> **TASK OBJECTIVE**:
Every line from the start of the entries up to and including the one bearing "fig = plt.figure(figsize=(6.46, 5.99), dpi=100)" must be printed verbatim, without the pictures.

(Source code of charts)
______

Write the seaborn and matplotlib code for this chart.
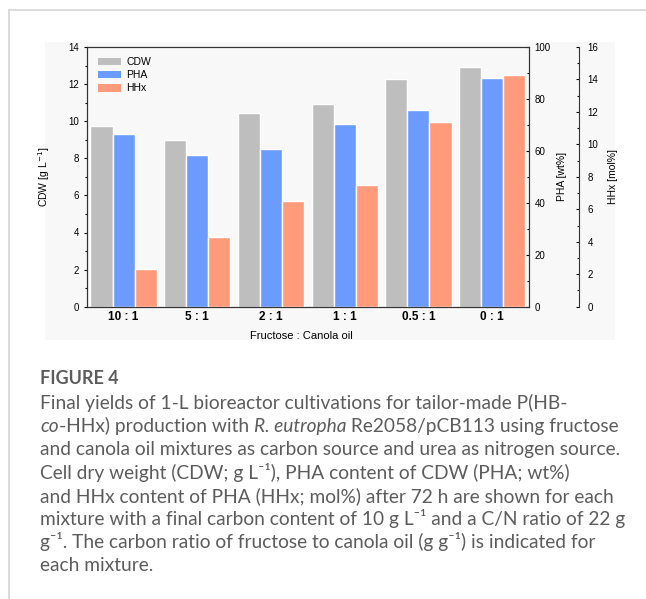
import matplotlib.pyplot as plt
import pandas as pd
import seaborn as sns
from matplotlib.lines import Line2D
from matplotlib.patches import Patch, Rectangle

razoes = ['10 : 1', '5 : 1', '2 : 1', '1 : 1', '0.5 : 1', '0 : 1']
series = ['CDW', 'PHA', 'HHx']
cdw = [9.75, 9.0, 10.45, 10.95, 12.3, 12.9]        # g L-1
pha = [66.5, 58.6, 60.6, 70.4, 75.7, 88.0]         # wt%
hhx = [2.3, 4.3, 6.5, 7.5, 11.4, 14.3]             # mol%
cores = {'CDW': '#bebebe', 'PHA': '#6b9bff', 'HHx': '#ff9a7a'}

dados = pd.DataFrame({
    'razao': razoes * 3,
    'serie': [s for s in series for _ in razoes],
    'valor': cdw + pha + hhx,
})

plt.rcParams['font.family'] = ['Liberation Sans', 'DejaVu Sans']
plt.rcParams['axes.linewidth'] = 0.8

fig = plt.figure(figsize=(6.46, 5.99), dpi=100)

# fundo cinza da imagem e bordas da pagina
fig.add_artist(Rectangle((45 / 646, 1 - 340 / 599), 570 / 646, 298 / 599,
                         transform=fig.transFigure, facecolor='#f8f8f8', edgecolor='none', zorder=0))
fig.add_artist(Line2D([9 / 646, 1], [1 - 10 / 599] * 2, transform=fig.transFigure, color='#d6d6d6', lw=1.2))
fig.add_artist(Line2D([9 / 646] * 2, [0, 1 - 10 / 599], transform=fig.transFigure, color='#d6d6d6', lw=1.2))

ax = fig.add_axes([86.7 / 646, 1 - 306.7 / 599, 442.3 / 646, 259.7 / 599])
ax.set_facecolor('none')
ax2 = ax.twinx()
ax3 = ax.twinx()

for eixo, serie in zip([ax, ax2, ax3], series):
    sns.barplot(data=dados[dados['serie'] == serie], x='razao', y='valor', hue='serie',
                hue_order=series, order=razoes, palette=cores, width=0.9, dodge=True,
                saturation=1, edgecolor='white', linewidth=1, legend=False, ax=eixo)

ax.set_xlim(-0.5, 5.5)
ax.set_ylim(0, 14)
ax2.set_ylim(0, 100)
ax3.set_ylim(0, 16)
ax.set_yticks(range(0, 15, 2))
ax.set_yticks(range(0, 15, 1), minor=True)
ax2.set_yticks(range(0, 101, 20))
ax2.set_yticks(range(0, 101, 10), minor=True)
ax3.set_yticks(range(0, 17, 2))
ax3.set_yticks(range(0, 17, 1), minor=True)

ax.tick_params(axis='y', which='major', direction='out', length=2.5, width=0.8, labelsize=7, pad=3)
ax.tick_params(axis='y', which='minor', direction='out', length=1.5, width=0.8)
ax2.tick_params(axis='y', which='major', direction='in', length=2.5, width=0.8, labelsize=7, pad=4)
ax2.tick_params(axis='y', which='minor', direction='in', length=1.5, width=0.8)
ax3.tick_params(axis='y', which='major', direction='in', length=2.5, width=0.8, labelsize=7, pad=6)
ax3.tick_params(axis='y', which='minor', direction='in', length=1.5, width=0.8)
ax.tick_params(axis='x', length=0, labelsize=8.5, pad=3)
for rotulo in ax.get_xticklabels():
    rotulo.set_fontweight('bold')

ax3.spines['right'].set_position(('outward', 36))
for nome in ['top', 'left', 'bottom']:
    ax3.spines[nome].set_visible(False)
for e in [ax, ax2, ax3]:
    for sp in e.spines.values():
        sp.set_color('#333333')

ax.set_xlabel('Fructose : Canola oil', fontsize=8)
ax.xaxis.set_label_coords(0.485, -0.095)
ax.set_ylabel('CDW [g L$^{-1}$]', fontsize=7.5)
ax.yaxis.set_label_coords(-0.078, 0.5)
ax2.set_ylabel('PHA [wt%]', fontsize=7.5)
ax2.yaxis.set_label_coords(1.063, 0.5)
ax3.set_ylabel('HHx [mol%]', fontsize=7.5)
ax3.yaxis.set_label_coords(1.179, 0.5)

handles = [Patch(facecolor=cores[s], edgecolor='none', label=s) for s in series]
ax3.legend(handles=handles, loc='upper left', bbox_to_anchor=(0.012, 0.985), frameon=False,
           fontsize=7.5, handlelength=2.2, handleheight=0.75, handletextpad=0.5,
           labelspacing=0.3, borderaxespad=0.2)

# legenda da figura
cor_texto = '#5c5c5c'
fonte = ['Lato', 'DejaVu Sans']
fig.text(40 / 646, 1 - 384 / 599, 'FIGURE 4', fontsize=13, fontweight='bold',
         color=cor_texto, family=fonte, va='baseline')

linhas = [
    [('Final yields of 1-L bioreactor cultivations for tailor-made P(HB-', 'normal')],
    [('co', 'italic'), ('-HHx) production with ', 'normal'), ('R. eutropha', 'italic'),
     (' Re2058/pCB113 using fructose', 'normal')],
    [('and canola oil mixtures as carbon source and urea as nitrogen source.', 'normal')],
    [('Cell dry weight (CDW; g L\u207b\u00b9), PHA content of CDW (PHA; wt%)', 'normal')],
    [('and HHx content of PHA (HHx; mol%) after 72 h are shown for each', 'normal')],
    [('mixture with a final carbon content of 10 g L\u207b\u00b9 and a C/N ratio of 22 g', 'normal')],
    [('g\u207b\u00b9. The carbon ratio of fructose to canola oil (g g\u207b\u00b9) is indicated for', 'normal')],
    [('each mixture.', 'normal')],
]
renderer = fig.canvas.get_renderer()
for i, linha in enumerate(linhas):
    x = 40
    y = 409 + i * 23.2
    for trecho, estilo in linha:
        t = fig.text(x / 646, 1 - y / 599, trecho, fontsize=13.75, style=estilo,
                     color=cor_texto, family=fonte, va='baseline')
        x += t.get_window_extent(renderer).width

fig.savefig('out.png', dpi=100)
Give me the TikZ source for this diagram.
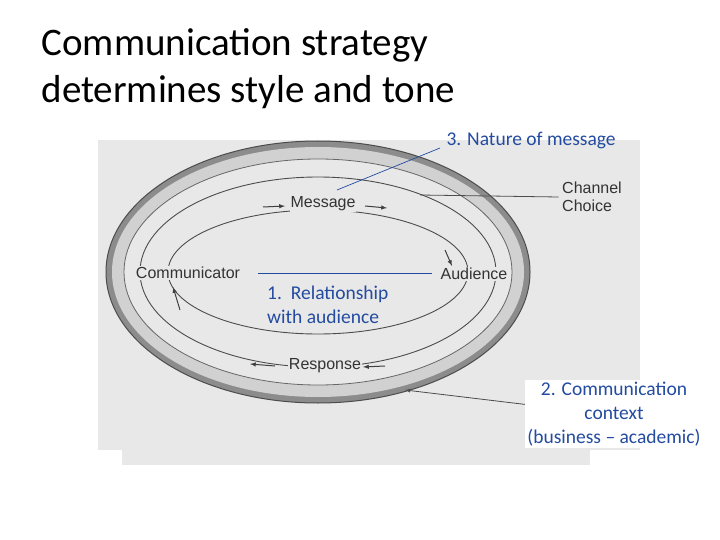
\documentclass[tikz,border=0pt]{standalone}
\usepackage{fontspec}
\setmainfont{Carlito}
\newfontfamily\scanfont{Liberation Sans}
\definecolor{annblue}{RGB}{35,75,160}
\begin{document}
\begin{tikzpicture}[x=1pt,y=-1pt,
  scan/.style={font=\scanfont\fontsize{16}{18}\selectfont,text=black!80},
  blue lbl/.style={font=\fontsize{19.5}{24}\selectfont,text=annblue,align=left},
  arr/.style={-latex,line width=1pt,black!75}]
\useasboundingbox (0,0) rectangle (720,540);
\fill[white] (0,0) rectangle (720,540);
% title
\node[anchor=west,font=\fontsize{39}{40}\selectfont] (t1) at (38,45) {Communication strategy};
\node[anchor=west,font=\fontsize{39}{40}\selectfont] (t2) at (38,92) {determines style and tone};
% scan background
\fill[black!9] (98,140) rectangle (640,450);
\fill[black!9] (122,450) rectangle (590,465);
% outer band
\fill[black!45] (318,272) ellipse [x radius=212, y radius=131];
\fill[black!18] (318,272) ellipse [x radius=206, y radius=125];
\fill[black!9] (318,272) ellipse [x radius=194, y radius=113];
\draw[black!70,line width=1pt] (318,272) ellipse [x radius=212, y radius=131];
\draw[black!60,line width=0.8pt] (318,272) ellipse [x radius=194, y radius=113];
% inner arcs
\draw[black!70,line width=0.9pt] (318,272) ellipse [x radius=178, y radius=95];
\draw[black!70,line width=0.9pt] (318,272) ellipse [x radius=150, y radius=62];
% nodes
\node[scan,fill=black!9,inner sep=1pt] (msg) at (323,204) {Message};
\node[scan,fill=black!9,inner sep=1pt] (resp) at (325,366) {Response};
\node[scan,fill=black!9,inner sep=1pt] (comm) at (188,273) {Communicator};
\node[scan,fill=black!9,inner sep=1pt] (aud) at (474,274) {Audience};
\node[scan,align=left] (ch) at (592,197) {Channel\\Choice};
% arrows
\coordinate (m1) at (263,207); \coordinate (m2) at (285,206);
\draw[arr] (m1) -- (m2);
\coordinate (m3) at (365,206); \coordinate (m4) at (387,208);
\draw[arr] (m3) -- (m4);
\coordinate (r1) at (385,366); \coordinate (r2) at (363,367);
\draw[arr] (r1) -- (r2);
\coordinate (r3) at (275,366); \coordinate (r4) at (250,364);
\draw[arr] (r3) -- (r4);
\coordinate (a1) at (445,250); \coordinate (a2) at (452,266);
\draw[arr] (a1) -- (a2);
\coordinate (c1) at (180,310); \coordinate (c2) at (173,287);
\draw[arr] (c1) -- (c2);
% channel line
\coordinate (chb) at (420,195);
\draw[black!70,line width=0.8pt] (chb) -- (ch.west);
% context line
\coordinate (ctxb) at (405,390); \coordinate (ctxe) at (530,405);
\draw[black!70,line width=0.8pt,-latex] (ctxe) -- (ctxb);
% blue annotations
\node[blue lbl,anchor=west] (n3) at (443,140) {3. Nature of message};
\coordinate (n3a) at (440,148); \coordinate (n3b) at (337,190);
\draw[annblue,line width=0.7pt] (n3a) -- (n3b);
\node[blue lbl,anchor=north west,inner sep=1pt] (n1) at (266,285) {1.\ \ Relationship\\with audience};
\coordinate (n1a) at (258,273); \coordinate (n1b) at (432,273);
\draw[annblue,line width=0.7pt] (n1a) -- (n1b);
\node[blue lbl,align=center,fill=white,inner sep=2pt] (n2) at (614,414) {2. Communication\\context\\(business -- academic)};
\end{tikzpicture}
\end{document}
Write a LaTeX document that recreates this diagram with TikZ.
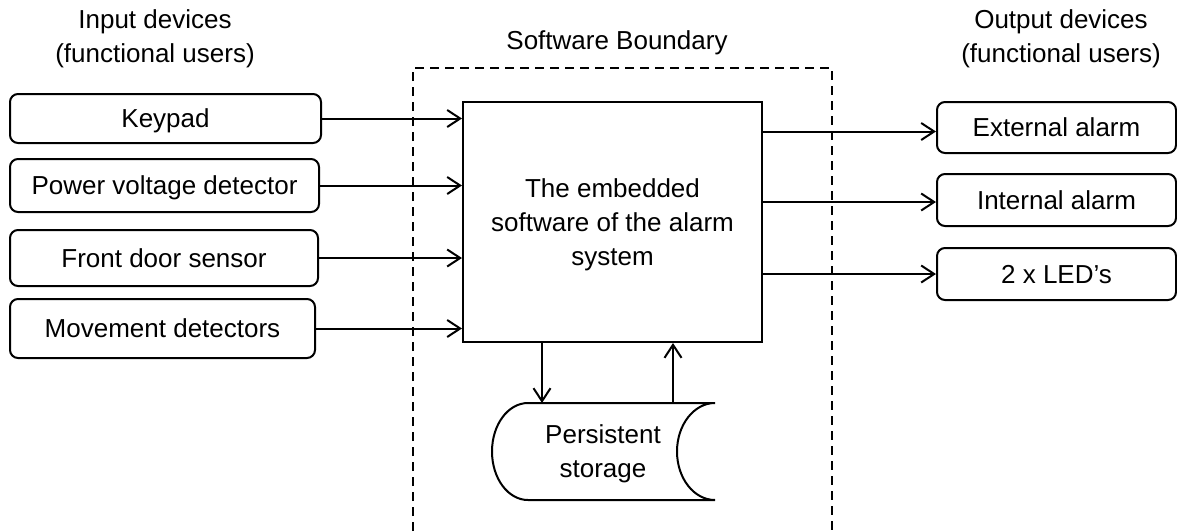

______

> **SOLUTION FOR THIS EXERCISE**:
Write the seaborn and matplotlib code for this chart.
import matplotlib.pyplot as plt
import pandas as pd
import seaborn as sns
from matplotlib.lines import Line2D
from matplotlib.patches import Patch, Rectangle

razoes = ['10 : 1', '5 : 1', '2 : 1', '1 : 1', '0.5 : 1', '0 : 1']
series = ['CDW', 'PHA', 'HHx']
cdw = [9.75, 9.0, 10.45, 10.95, 12.3, 12.9]        # g L-1
pha = [66.5, 58.6, 60.6, 70.4, 75.7, 88.0]         # wt%
hhx = [2.3, 4.3, 6.5, 7.5, 11.4, 14.3]             # mol%
cores = {'CDW': '#bebebe', 'PHA': '#6b9bff', 'HHx': '#ff9a7a'}

dados = pd.DataFrame({
    'razao': razoes * 3,
    'serie': [s for s in series for _ in razoes],
    'valor': cdw + pha + hhx,
})

plt.rcParams['font.family'] = ['Liberation Sans', 'DejaVu Sans']
plt.rcParams['axes.linewidth'] = 0.8

fig = plt.figure(figsize=(6.46, 5.99), dpi=100)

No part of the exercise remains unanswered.